Estimating a Child Sexual Abuse Prevalence Rate for Practitioners:
A Review of Child Sexual Abuse Prevalence Studies
Released: August, 2013
Grants, Research & National Strategy Manager
Darkness to Light
Alyssa A. Rheingold, Ph.D.
Associate Professor & Director of Clinical Operations
The National Crime Victims Research and Treatment Center
Department of Psychiatry and Behavioral Sciences
Medical University of South Carolina
Child sexual abuse prevention organizations and practitioners that interact with the public desire a current child sexual abuse prevalence statistic. In 2013, there is not one single definitive study or meta-analysis U.S. practitioners can point to as the basis for a current child sexual abuse prevalence statistic.

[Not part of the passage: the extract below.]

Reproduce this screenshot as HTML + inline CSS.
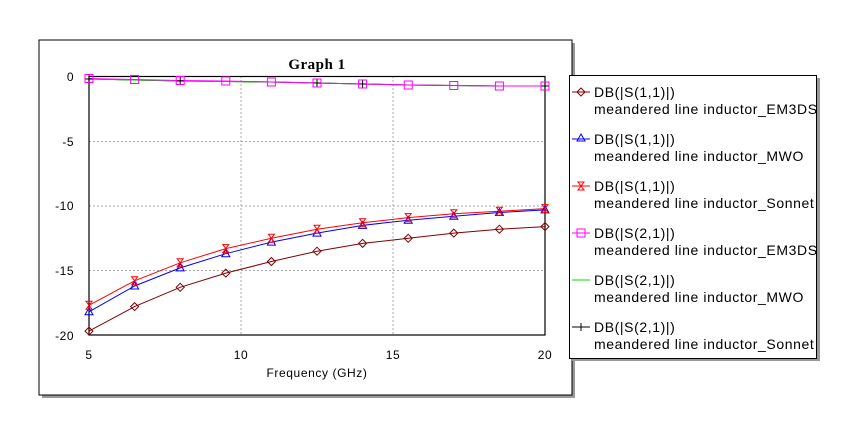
<!DOCTYPE html>
<html><head><style>body{margin:0;background:#fff}svg{display:block}</style></head><body>
<svg width="864" height="439" xmlns="http://www.w3.org/2000/svg" font-family="Liberation Sans, sans-serif">
<rect x="42" y="43" width="533" height="355" fill="#999"/>
<rect x="39" y="40" width="533" height="355" fill="#fff" stroke="#000" stroke-width="1"/>
<text x="317" y="69" font-family="Liberation Serif, serif" font-weight="bold" font-size="15" letter-spacing="0.5" text-anchor="middle">Graph 1</text>
<g stroke="#aaa" stroke-dasharray="2,2" stroke-width="1">
<line x1="241" y1="76" x2="241" y2="335"/><line x1="393" y1="76" x2="393" y2="335"/>
<line x1="89" y1="141.5" x2="545" y2="141.5"/><line x1="89" y1="206" x2="545" y2="206"/><line x1="89" y1="270.5" x2="545" y2="270.5"/>
</g>
<rect x="89" y="76.5" width="456" height="258.5" fill="none" stroke="#000" stroke-width="1.2"/>
<g font-size="12" text-anchor="end" letter-spacing="0.5"><text x="74" y="81">0</text><text x="74" y="146">-5</text><text x="74" y="210">-10</text><text x="74" y="275">-15</text><text x="74" y="340">-20</text></g>
<g font-size="12" text-anchor="middle" letter-spacing="0.6"><text x="89" y="359">5</text><text x="241" y="359">10</text><text x="393" y="359">15</text><text x="545" y="359">20</text>
<text x="317" y="377">Frequency (GHz)</text></g>
<defs>
<path id="dm" d="M0,-4 L4,0 L0,4 L-4,0Z" fill="none" stroke="#800000"/>
<path id="tr" d="M0,-4 L4,3 L-4,3Z" fill="none" stroke="#0000ff"/>
<path id="hg" d="M-3,-4 H3 L-3,4 H3Z" fill="none" stroke="#ff0000"/>
<rect id="sq" x="-4" y="-4" width="8" height="8" fill="none" stroke="#ff00ff"/>
<path id="pl" d="M-4,0 H4 M0,-4 V4" stroke="#000"/>
</defs>
<polyline fill="none" stroke="#000" points="89,79 134.6,80 180.2,81 225.8,81.5 271.4,82 317,83 362.6,84 408.2,85 453.8,85.5 499.4,86 545,86"/>
<polyline fill="none" stroke="#00dd00" points="89,79 134.6,80 180.2,81 225.8,81.5 271.4,82 317,83 362.6,84 408.2,85 453.8,85.5 499.4,86 545,86"/>
<polyline fill="none" stroke="#ff00ff" points="89,78.5 134.6,79.5 180.2,80.5 225.8,81 271.4,82 317,83 362.6,84 408.2,85 453.8,85.5 499.4,86 545,86"/>
<g><use href="#pl" x="89" y="79"/><use href="#pl" x="180.2" y="81"/><use href="#pl" x="362.6" y="84"/><use href="#pl" x="545" y="86"/><use href="#pl" x="317" y="83"/>
<use href="#sq" x="89" y="78.5"/><use href="#sq" x="134.6" y="79.5"/><use href="#sq" x="180.2" y="80.5"/><use href="#sq" x="225.8" y="81"/><use href="#sq" x="271.4" y="82"/><use href="#sq" x="317" y="83"/><use href="#sq" x="362.6" y="84"/><use href="#sq" x="408.2" y="85"/><use href="#sq" x="453.8" y="85.5"/><use href="#sq" x="499.4" y="86"/><use href="#sq" x="545" y="86"/></g>
<polyline fill="none" stroke="#800000" points="89,331.1 134.6,306.6 180.2,287.3 225.8,273.1 271.4,261.5 317,251.2 362.6,243.4 408.2,238.3 453.8,233.1 499.4,229.2 545,226.6"/>
<polyline fill="none" stroke="#0000ff" points="89,311.8 134.6,286 180.2,267.9 225.8,253.7 271.4,242.1 317,233.1 362.6,225.4 408.2,220.2 453.8,216.3 499.4,212.5 545,209.9"/>
<polyline fill="none" stroke="#ff0000" points="89,305.3 134.6,280.8 180.2,262.8 225.8,248.6 271.4,238.3 317,229.2 362.6,222.8 408.2,217.6 453.8,213.7 499.4,211.2 545,208.6"/>
<g>
<use href="#dm" x="89" y="331.1"/><use href="#dm" x="134.6" y="306.6"/><use href="#dm" x="180.2" y="287.3"/><use href="#dm" x="225.8" y="273.1"/><use href="#dm" x="271.4" y="261.5"/><use href="#dm" x="317" y="251.2"/><use href="#dm" x="362.6" y="243.4"/><use href="#dm" x="408.2" y="238.3"/><use href="#dm" x="453.8" y="233.1"/><use href="#dm" x="499.4" y="229.2"/><use href="#dm" x="545" y="226.6"/>
<use href="#tr" x="89" y="311.8"/><use href="#tr" x="134.6" y="286"/><use href="#tr" x="180.2" y="267.9"/><use href="#tr" x="225.8" y="253.7"/><use href="#tr" x="271.4" y="242.1"/><use href="#tr" x="317" y="233.1"/><use href="#tr" x="362.6" y="225.4"/><use href="#tr" x="408.2" y="220.2"/><use href="#tr" x="453.8" y="216.3"/><use href="#tr" x="499.4" y="212.5"/><use href="#tr" x="545" y="209.9"/>
<use href="#hg" x="89" y="305.3"/><use href="#hg" x="134.6" y="280.8"/><use href="#hg" x="180.2" y="262.8"/><use href="#hg" x="225.8" y="248.6"/><use href="#hg" x="271.4" y="238.3"/><use href="#hg" x="317" y="229.2"/><use href="#hg" x="362.6" y="222.8"/><use href="#hg" x="408.2" y="217.6"/><use href="#hg" x="453.8" y="213.7"/><use href="#hg" x="499.4" y="211.2"/><use href="#hg" x="545" y="208.6"/>
</g>
<rect x="572" y="78" width="248" height="283" fill="#999"/>
<rect x="569.5" y="75.5" width="247" height="283" fill="#fff" stroke="#000"/>
<g font-size="14" fill="#000" letter-spacing="0.6">
<line x1="572" y1="92" x2="590" y2="92" stroke="#800000"/><use href="#dm" x="581" y="92"/>
<text x="594" y="97">DB(|S(1,1)|)</text><text x="594" y="114">meandered line inductor_EM3DS</text>
<line x1="572" y1="139" x2="590" y2="139" stroke="#0000ff"/><use href="#tr" x="581" y="138"/>
<text x="594" y="144">DB(|S(1,1)|)</text><text x="594" y="161">meandered line inductor_MWO</text>
<line x1="572" y1="186" x2="590" y2="186" stroke="#ff0000"/><use href="#hg" x="581" y="186"/>
<text x="594" y="191">DB(|S(1,1)|)</text><text x="594" y="208">meandered line inductor_Sonnet</text>
<line x1="572" y1="233" x2="590" y2="233" stroke="#ff00ff"/><use href="#sq" x="581" y="233"/>
<text x="594" y="238">DB(|S(2,1)|)</text><text x="594" y="255">meandered line inductor_EM3DS</text>
<line x1="572" y1="280" x2="590" y2="280" stroke="#00dd00"/>
<text x="594" y="285">DB(|S(2,1)|)</text><text x="594" y="302">meandered line inductor_MWO</text>
<line x1="572" y1="327" x2="590" y2="327" stroke="#000"/><use href="#pl" x="581" y="327"/>
<text x="594" y="332">DB(|S(2,1)|)</text><text x="594" y="349">meandered line inductor_Sonnet</text>
</g>
</svg>
</body></html>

This white paper is intended to provide a basis for a range of credible child sexual abuse prevalence rates. U.S. studies that collected child sexual abuse prevalence rate data since 1992 were identified and reviewed. Criteria were established for the age of data, methodology and definition of child sexual abuse. Of the 16 identified studies, six met the criteria established for relevance to practitioners. A range of child sexual abuse prevalence rates has been derived from these studies.

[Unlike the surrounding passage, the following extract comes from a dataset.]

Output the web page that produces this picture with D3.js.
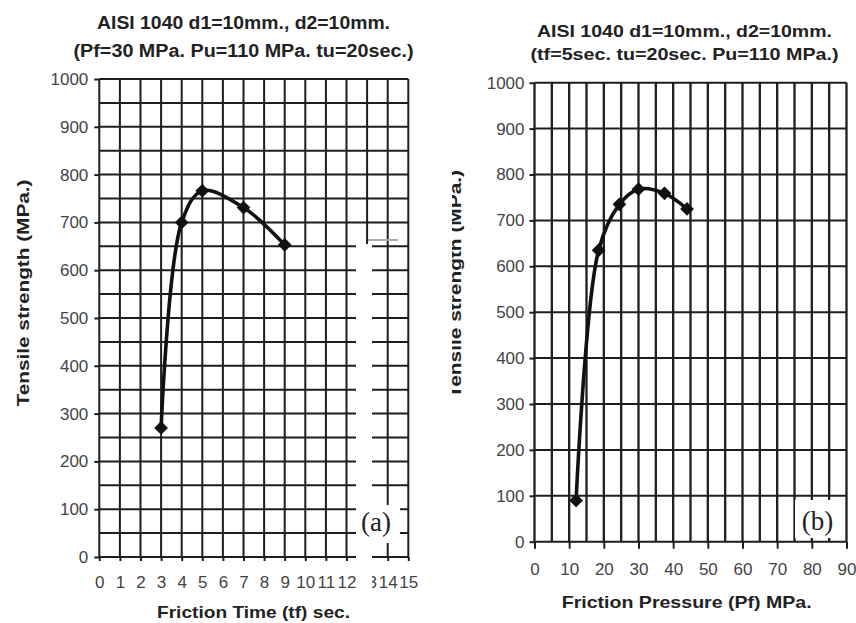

These six studies suggest an overall full-childhood sexual abuse prevalence rate of 7.5% – 11.7%*. These studies suggest the child sexual abuse prevalence rate for girls is 10.7% to 17.4%* and the rate for boys is 3.8% to 4.6%*.
“About 1 in 10 children will be sexually abused before they turn 18 *,+”
- “About 1 in 7 girls and 1 in 25 boys will be sexually abused before they turn 18*”
- “It is estimated that 7-12% of children are sexually abused*”
- “As many as 400,000 babies born in the U.S. this year will be sexually abused before their 18th birthday unless we do something to stop it*,+ >”
*Contact abuse only
+The average of the upper and lower limits of the prevalence statistic range is 9.6%. This average has been rounded to 10%.
>Just over four million babies are born in the U.S. annually. Assuming that child sexual abuse rates remain constant over the next 17 years, about 400,000 babies born this year (10% of all babies born) will become victims of sexual abuse before they turn 18.